Objective :: Transcribe the listing in full, excluding any pictures.

==== Source excerpt ====

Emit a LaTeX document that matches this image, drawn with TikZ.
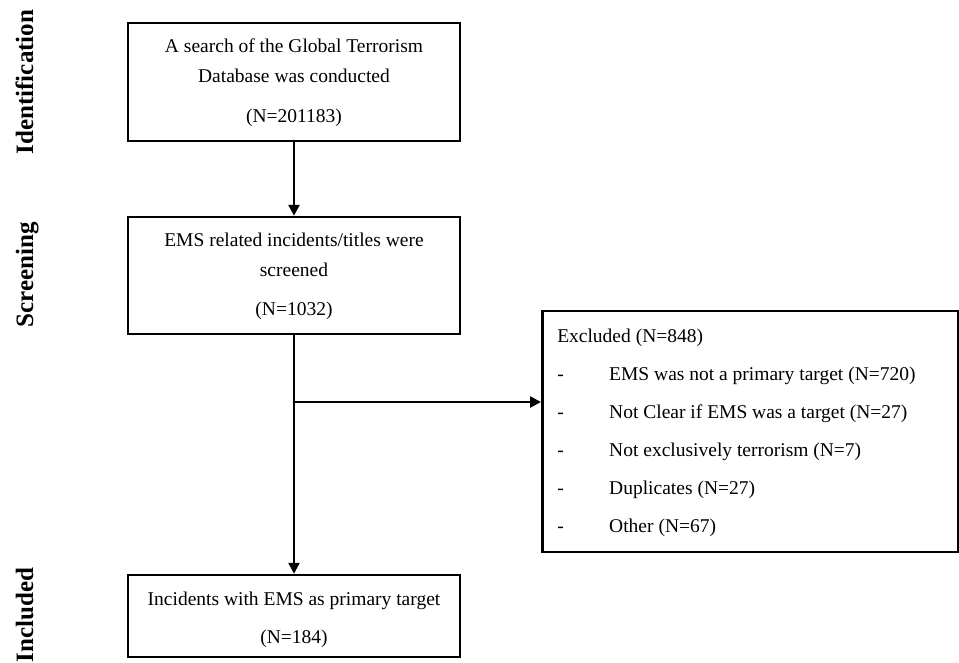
\documentclass[tikz,border=0pt]{standalone}
\usepackage{fontspec}
\setmainfont{Liberation Serif}
\usetikzlibrary{arrows.meta}
\begin{document}
\begin{tikzpicture}[x=1pt,y=-1pt,
  box/.style={draw,line width=2.5pt,align=center,inner sep=0pt,
    minimum width=332pt,font=\fontsize{19.5}{30}\selectfont},
  exbox/.style={draw,line width=2.5pt,align=flush left,inner xsep=15pt,inner ysep=0pt,
    text width=386pt,minimum height=241pt,font=\fontsize{19.5}{38}\selectfont},
  side/.style={rotate=90,anchor=base,font=\fontsize{25}{30}\selectfont\bfseries},
  arr/.style={line width=2.5pt,-{Triangle[length=11pt,width=11pt]}}]
\useasboundingbox (0,0) rectangle (959,662);
\node[side] (lid) at (33,82) {Identification};
\node[side] (lsc) at (33,275) {Screening};
\node[side] (lin) at (33,615) {Included};
\node[box,minimum height=118pt] (b1) at (294,82)
  {\rule{0pt}{15.5pt}A search of the Global Terrorism\\ Database was conducted\\[10pt] (N=201183)};
\node[box,minimum height=117pt] (b2) at (294,275.5)
  {\rule{0pt}{15.5pt}EMS related incidents/titles were\\ screened\\[9pt] (N=1032)};
\node[box,minimum height=82pt] (b3) at (294,616)
  {\rule{0pt}{20.5pt}Incidents with EMS as primary target\\[8pt] (N=184)};
\newcommand{\dsh}{\makebox[52pt][l]{-}}
\node[exbox,anchor=west] (ex) at (541,431.5)
  {\rule{0pt}{15.5pt}Excluded (N=848)\\
   \dsh EMS was not a primary target (N=720)\\
   \dsh Not Clear if EMS was a target (N=27)\\
   \dsh Not exclusively terrorism (N=7)\\
   \dsh Duplicates (N=27)\\
   \dsh Other (N=67)};
\coordinate (br) at (294,402);
\draw[arr] (b1.south) -- (b2.north);
\draw[arr] (b2.south) -- (b3.north);
\draw[arr] (br) -- (br -| ex.west);
\end{tikzpicture}
\end{document}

====

Expected answer ::
Emit a LaTeX document that matches this image, drawn with TikZ.
\documentclass[tikz,border=0pt]{standalone}
\usepackage{fontspec}
\setmainfont{Liberation Serif}
\usetikzlibrary{arrows.meta}
\begin{document}
\begin{tikzpicture}[x=1pt,y=-1pt,
  box/.style={draw,line width=2.5pt,align=center,inner sep=0pt,
    minimum width=332pt,font=\fontsize{19.5}{30}\selectfont},
  exbox/.style={draw,line width=2.5pt,align=flush left,inner xsep=15pt,inner ysep=0pt,
    text width=386pt,minimum height=241pt,font=\fontsize{19.5}{38}\selectfont},
  side/.style={rotate=90,anchor=base,font=\fontsize{25}{30}\selectfont\bfseries},
  arr/.style={line width=2.5pt,-{Triangle[length=11pt,width=11pt]}}]
\useasboundingbox (0,0) rectangle (959,662);
\node[side] (lid) at (33,82) {Identification};
\node[side] (lsc) at (33,275) {Screening};
\node[side] (lin) at (33,615) {Included};
\node[box,minimum height=118pt] (b1) at (294,82)
  {\rule{0pt}{15.5pt}A search of the Global Terrorism\\ Database was conducted\\[10pt] (N=201183)};
\node[box,minimum height=117pt] (b2) at (294,275.5)
  {\rule{0pt}{15.5pt}EMS related incidents/titles were\\ screened\\[9pt] (N=1032)};
\node[box,minimum height=82pt] (b3) at (294,616)
  {\rule{0pt}{20.5pt}Incidents with EMS as primary target\\[8pt] (N=184)};
\newcommand{\dsh}{\makebox[52pt][l]{-}}
\node[exbox,anchor=west] (ex) at (541,431.5)
  {\rule{0pt}{15.5pt}Excluded (N=848)\\
   \dsh EMS was not a primary target (N=720)\\
   \dsh Not Clear if EMS was a target (N=27)\\
   \dsh Not exclusively terrorism (N=7)\\
   \dsh Duplicates (N=27)\\
   \dsh Other (N=67)};
\coordinate (br) at (294,402);
\draw[arr] (b1.south) -- (b2.north);
\draw[arr] (b2.south) -- (b3.north);
\draw[arr] (br) -- (br -| ex.west);
\end{tikzpicture}
\end{document}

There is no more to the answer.